GM: The next room is dank and mildewy with a faint undercurrent of animal waste. Broken wooden rails appear to have once divided the areas along the walls into stalls, but now the wood is scattered into rotted piles. At the far end is another heavy wooden door. (rolls Perception for the party and for the duergar on the other side of the door.) Stimley, you notice some bones poking out of one of the wood piles.
Thirk: I check the walls for secret doors.
GM: Are you just looking around carefully for them or poking the walls and such?
Thirk: Both, but I'm poking with my javelin just in case.
GM: (rolls Perception for Thirk even though there's nothing to find) You spend a few rounds testing the walls and looking for seams, but you don't find anything. Your captive chuckles to himself.
Stimley: What's so funny?
Captive: Oh, nothing, keep poking around! I'm sure nobody will hear all the noise.
Stimley: Quiet, you! I storm into the next room.
GM: (rolls perception check with distracted penalty) Just as you're about to throw open the door, you hear some muffled metallic "clanking" from the other side.
Stimley: Like a mechanism?
GM: More like mail.
Stimley: @!@#. I stop.
Thirk: That was most un-knightly.
Stimley: Sounds like somebody's readied an ambush.
Thirk: Huh, I didn't hear anything. Well, best not keep them waiting! I draw my battle axe and throw open the door. For Grimjaw's Glory!
Note that it's not an exact science; it isn't clear how often passive checks ought to be made for ongoing stimuli. I generally give them each round unless the stimulus is particularly subtle.
| blahpers |
Also, regarding unlimited Perception checks: Yes, eventually they will notice something unless its DC is above their 20-roll. (Remember, there's no auto-fail or auto-success on natural 1 or 20.) That's not a bug. They can even take 20 on the roll if they're willing to spend a full minute looking/listening. Just remember to apply distance and other penalties.
| Nothing |
Taking 20 on perception takes 2 minutes each time they do it.

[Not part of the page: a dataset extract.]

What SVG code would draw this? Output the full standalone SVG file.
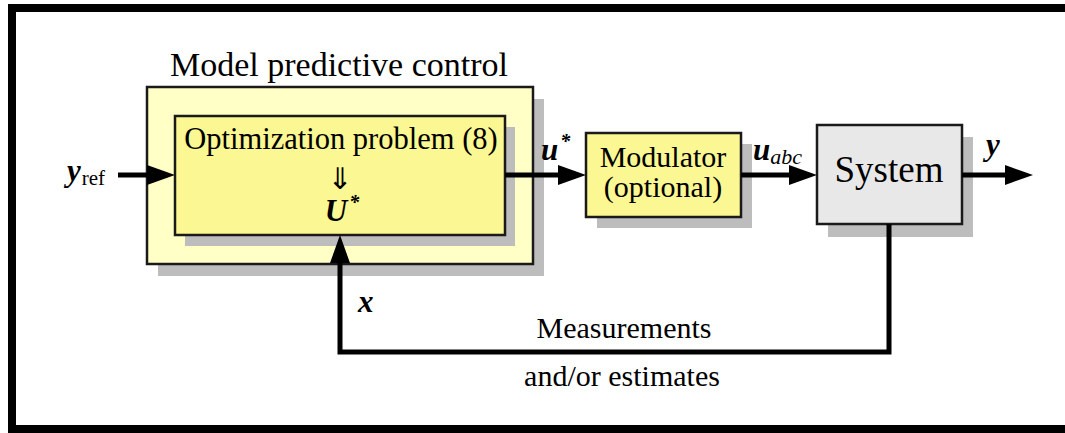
<svg xmlns="http://www.w3.org/2000/svg" width="1065" height="433" viewBox="0 0 1065 433" font-family="'Liberation Serif', 'DejaVu Serif', serif">
<defs>
<style>
text{font-family:'Liberation Serif','DejaVu Serif',serif;fill:#000}
.m{font-style:italic;font-weight:bold}
.sh{fill:#bdbdbd}
.box{stroke:#1a1a1a;stroke-width:2.5}
.c{fill:none;stroke:#000;stroke-width:5;stroke-linejoin:miter}
</style>
<marker id="ah" markerUnits="userSpaceOnUse" markerWidth="30" markerHeight="22" refX="14" refY="11" orient="auto">
<path d="M0,1 L28,11 L0,21 z" fill="#000"/>
</marker>
</defs>
<rect x="0" y="0" width="1065" height="433" fill="#fff"/>
<path d="M1065 8 H12 V429 H1065" fill="none" stroke="#000" stroke-width="8"/>

<g id="mpc">
<rect class="sh" x="158" y="99" width="386" height="177"/>
<rect class="box" x="147" y="87" width="386" height="177" fill="#ffffc6"/>
<text x="339" y="76" font-size="34" text-anchor="middle">Model predictive control</text>
</g>

<g id="optimization">
<rect class="sh" x="185" y="127" width="330" height="119"/>
<rect class="box" x="175" y="116" width="330" height="119" fill="#fbf792"/>
<text x="341" y="149" font-size="30.5" text-anchor="middle">Optimization problem (8)</text>
<text x="340" y="189" font-size="30" text-anchor="middle" style="font-family:'DejaVu Sans',sans-serif">⇓</text>
<text class="m" x="342" y="221" font-size="31" text-anchor="middle">U<tspan font-size="20" dx="2" dy="-12">*</tspan></text>
</g>

<g id="modulator">
<rect class="sh" x="597" y="144" width="155" height="84"/>
<rect class="box" x="586" y="133" width="155" height="84" fill="#fbf792"/>
<text x="663" y="167" font-size="30" text-anchor="middle">Modulator</text>
<text x="663" y="197" font-size="30" text-anchor="middle">(optional)</text>
</g>

<g id="system">
<rect class="sh" x="828" y="137" width="145" height="100"/>
<rect class="box" x="817" y="125" width="145" height="99" fill="#e8e8e8"/>
<text x="889" y="182" font-size="37" text-anchor="middle">System</text>
</g>

<g id="connectors">
<line class="c" x1="118" y1="175" x2="161" y2="175" marker-end="url(#ah)"/>
<line class="c" x1="505" y1="175" x2="572" y2="175" marker-end="url(#ah)"/>
<line class="c" x1="741" y1="175" x2="803" y2="175" marker-end="url(#ah)"/>
<line class="c" x1="962" y1="175" x2="1019" y2="175" marker-end="url(#ah)"/>
<path class="c" d="M889 224 V352 H340 V249" marker-end="url(#ah)"/>
</g>

<g id="labels">
<text class="m" x="67" y="181" font-size="31">y<tspan font-style="normal" font-weight="normal" font-size="21" dx="1" dy="4">ref</tspan></text>
<text class="m" x="541" y="160" font-size="31">u<tspan font-size="20" dx="2" dy="-12">*</tspan></text>
<text class="m" x="753" y="160" font-size="31">u<tspan font-weight="normal" font-size="22" dy="4">abc</tspan></text>
<text class="m" x="986" y="155" font-size="31">y</text>
<text class="m" x="358" y="312" font-size="31">x</text>
<text x="624" y="338" font-size="30" text-anchor="middle">Measurements</text>
<text x="622" y="386" font-size="30" text-anchor="middle">and/or estimates</text>
</g>
</svg>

The easiest way to reduce the time all these perception checks take is to assume all of the character are taking 10 unless they specifically say they are perceiving. That way they walk into the room, you describe what they notice without rolling, and the game moves along.
If that's still causing too many rolls, you could also restrict the players to one roll to detect anything before they automatically start taking 20.
kinevon
|
Taking 20 on perception takes 2 minutes each time they do it.
The easiest way to reduce the time all these perception checks take is to assume all of the character are taking 10 unless they specifically say they are perceiving. That way they walk into the room, you describe what they notice without rolling, and the game moves along.
If that's still causing too many rolls, you could also restrict the players to one roll to detect anything before they automatically start taking 20.
If active searching were a Standard Action, yes, it would take 2 minutes to take 20. Since an active Perception check is only a Move action, you can do it twice per round, for a total of 20 in 10 rounds, or one minute.
Action: Most Perception checks are reactive, made in response to observable stimulus. Intentionally searching for stimulus is a move action.